Chile enfrenta a Ecuador y la exigencia de los tres puntos es evidente, porque cualquier otro resultado condicionará la potencial clasificación al Mundial, aunque momentáneamente la tabla indique algo distinto y mantenga en alto la ilusión.
Lo bueno es que a diferencia de lo que acontecía en el inicio del proceso encabezado por Martín Lasarte, pareciera que hay indicios de buenas nuevas. Porque en las últimas victorias ha quedado meridianamente claro que ha habido ideas, planteamientos y módulos de juego que parecen haberse socializado, adoptado y que, de alguna forma, se han convertido en una especie de sello que puede conducir en forma más sólida el camino final hacia Qatar.
En ello hubo méritos compartidos después de tantos desaciertos. Lasarte, por su lado, ha dejado esa manía inicial de consensuar el estilo y la forma con sus jugadores, y en los últimos encuentros —en especial ante Paraguay, en Asunción— tuvo la capacidad de imponer su propia visión: Chile tácticamente sufrió una modificación evidente (5-3-2) y, estratégicamente, adoptó el camino de la posesión (hasta extremos poco habituales en este equipo) y ello lleva la firma indeleble del adiestrador uruguayo.

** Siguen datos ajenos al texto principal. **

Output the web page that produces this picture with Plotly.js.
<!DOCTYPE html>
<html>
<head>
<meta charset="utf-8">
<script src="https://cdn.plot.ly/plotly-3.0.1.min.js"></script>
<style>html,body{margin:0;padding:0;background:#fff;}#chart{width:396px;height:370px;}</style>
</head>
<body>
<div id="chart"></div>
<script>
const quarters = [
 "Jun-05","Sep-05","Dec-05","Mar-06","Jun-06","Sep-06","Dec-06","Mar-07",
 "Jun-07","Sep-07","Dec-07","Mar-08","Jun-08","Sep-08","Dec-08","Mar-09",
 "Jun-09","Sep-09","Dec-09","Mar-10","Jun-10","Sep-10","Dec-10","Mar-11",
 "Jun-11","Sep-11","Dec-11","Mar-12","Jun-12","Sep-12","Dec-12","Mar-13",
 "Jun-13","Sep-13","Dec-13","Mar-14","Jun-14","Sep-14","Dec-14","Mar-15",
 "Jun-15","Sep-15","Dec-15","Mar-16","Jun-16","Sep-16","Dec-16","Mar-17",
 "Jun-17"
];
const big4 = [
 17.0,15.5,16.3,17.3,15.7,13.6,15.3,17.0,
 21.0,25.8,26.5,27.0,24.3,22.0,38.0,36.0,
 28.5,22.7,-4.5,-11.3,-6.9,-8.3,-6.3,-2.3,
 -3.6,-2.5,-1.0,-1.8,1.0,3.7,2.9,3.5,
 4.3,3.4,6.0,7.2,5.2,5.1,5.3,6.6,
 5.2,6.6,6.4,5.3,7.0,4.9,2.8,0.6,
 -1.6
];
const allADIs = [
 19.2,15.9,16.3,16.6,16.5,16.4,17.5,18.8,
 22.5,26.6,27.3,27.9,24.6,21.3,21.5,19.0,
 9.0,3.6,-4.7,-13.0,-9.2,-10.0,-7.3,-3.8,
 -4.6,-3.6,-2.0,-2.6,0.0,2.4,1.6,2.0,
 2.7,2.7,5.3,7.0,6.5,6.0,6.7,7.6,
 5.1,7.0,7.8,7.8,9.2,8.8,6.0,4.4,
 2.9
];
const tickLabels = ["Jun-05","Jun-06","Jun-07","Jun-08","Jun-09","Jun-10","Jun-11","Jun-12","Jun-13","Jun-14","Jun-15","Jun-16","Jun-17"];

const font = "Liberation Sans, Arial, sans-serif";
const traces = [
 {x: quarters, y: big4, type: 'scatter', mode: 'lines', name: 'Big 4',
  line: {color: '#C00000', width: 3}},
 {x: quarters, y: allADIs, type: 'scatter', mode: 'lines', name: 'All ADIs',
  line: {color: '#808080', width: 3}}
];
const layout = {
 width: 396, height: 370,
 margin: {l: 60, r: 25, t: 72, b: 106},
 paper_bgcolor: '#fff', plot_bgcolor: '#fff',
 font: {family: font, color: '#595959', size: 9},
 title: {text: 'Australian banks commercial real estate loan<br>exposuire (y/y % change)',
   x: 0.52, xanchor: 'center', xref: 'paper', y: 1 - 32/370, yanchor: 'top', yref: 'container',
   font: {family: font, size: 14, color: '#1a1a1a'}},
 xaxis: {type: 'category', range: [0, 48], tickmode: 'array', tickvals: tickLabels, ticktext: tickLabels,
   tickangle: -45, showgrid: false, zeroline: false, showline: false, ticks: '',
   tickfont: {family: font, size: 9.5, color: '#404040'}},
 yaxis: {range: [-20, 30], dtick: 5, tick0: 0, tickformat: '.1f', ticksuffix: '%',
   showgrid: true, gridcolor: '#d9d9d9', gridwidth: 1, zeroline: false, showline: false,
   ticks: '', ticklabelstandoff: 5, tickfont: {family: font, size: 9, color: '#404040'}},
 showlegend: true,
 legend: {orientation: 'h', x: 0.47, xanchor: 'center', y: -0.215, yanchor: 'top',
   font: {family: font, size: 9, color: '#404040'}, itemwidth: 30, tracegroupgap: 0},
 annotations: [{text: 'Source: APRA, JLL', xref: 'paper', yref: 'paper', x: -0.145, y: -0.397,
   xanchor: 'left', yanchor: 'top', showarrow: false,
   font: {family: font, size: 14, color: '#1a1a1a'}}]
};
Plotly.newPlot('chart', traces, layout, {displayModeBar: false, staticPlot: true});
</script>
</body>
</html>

Para que el proceso de transformación haya tenido cierto éxito, traducido en los últimos buenos resultados, es evidente que debe tomar relieve en el análisis la disposición para estos cambios que han mostrado los jugadores, en especial los más avezados, los de mayor recorrido. Los que, en definitiva, han sido tradicionalmente poco adictos a los cambios.
Como si se tratara de un acuerdo formal en pos del objetivo, en la cancha ha quedado expuesto que ya no hay dogmas inamovibles ni menos formas de juego “históricas” que no se puedan reformular. Al contrario, el que se haya visto a Arturo Vidal más ordenado posicionalmente de lo acostumbrado en Asunción; a Gary Medel siendo más un mariscal de campo que un chocador permanente; y a Alexis Sánchez bien asociado con Ben Brereton y no a un solitario llanero que las quiere hacer todas; habla no solo de un compromiso en la búsqueda del resultado, sino que también un convencimiento generalizado de la idea técnica.
Es cierto. Para seguir progresando y mantener viva la ilusión mundialista debe exigirse (si cabe el verbo) que se potencie esta especie de complicidad DT-jugadores que parece estar construyéndose.
Hay que esperar, de hecho, un acuerdo final —sólido y bien consensuado— que permita que en el último tramo que queda de eliminatoria sea más importante la eficiencia pragmática que el lucimiento estético. Que prime la razón por sobre el idealismo.
No se trata de olvidar los modos que dieron brillo a la generación que ya se está despidiendo. Eso ya está en la historia y en la memoria colectiva. Se trata, simplemente, de encontrar la mejor manera de obtener una personalidad futbolística adecuada a la actual realidad del equipo conformado hoy por los que están por irse y los que están llegando.
Así se puede pensar en competir. Y así vale la pena jugar un Mundial.